If this is the true model, we can attain unbiased estimates of \(\alpha\) and \(\beta\), \(a=\hat{\alpha}\) and \(b=\hat{\beta}\). Then we can get unbiased predictions of \(ln(y_j)\) as follows:

\(\hat{ln(y_j)}=a+bx_j\). It is easy to show that \(\hat{ln(y_j)}\) is unbiased,

\(E[\hat{ln(y_j)}]=E[a+bx_j+e_i]=E[a]+Ex_j+E[e_i]=\alpha+\beta{x_j}\)

Since we assume that \(E[\varepsilon_j]=0 \forall j\) this term vanishes. But what happens if we would want an unbiased prediction of \(y_j\) instead of its logarithm? Due to Jensen's inequality, we have that \(g(E[X]) \leq E[g(X)]\). So we do not get an unbiased estimate of \(y_j\) by taking \(e^{ln(y_j)}=e^{a+bx_j}\). Now, due to Jensen's inequality,

\(E[e^{a+bx_j+\varepsilon_j}]=E[e^{a+bx_j}]E[e^{\varepsilon_j}] \neq E[e^{a+bx_j}]\)

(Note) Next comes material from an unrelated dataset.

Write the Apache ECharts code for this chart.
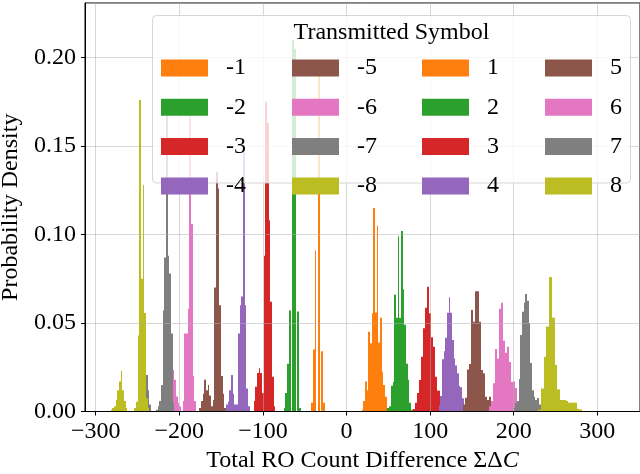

since \(E[e^{\varepsilon_j}] \geq e^{E[\varepsilon_j]}=1\). So this is the reason to use smearing estimators, such as Duan's smearing estimator and other similar techniques.
 

Englund

TS Contributor
#4
You could run a simple simulation to get a better grip of the problem. Estimate a model, solve for \(x\) and repeat simulation \(M\) times.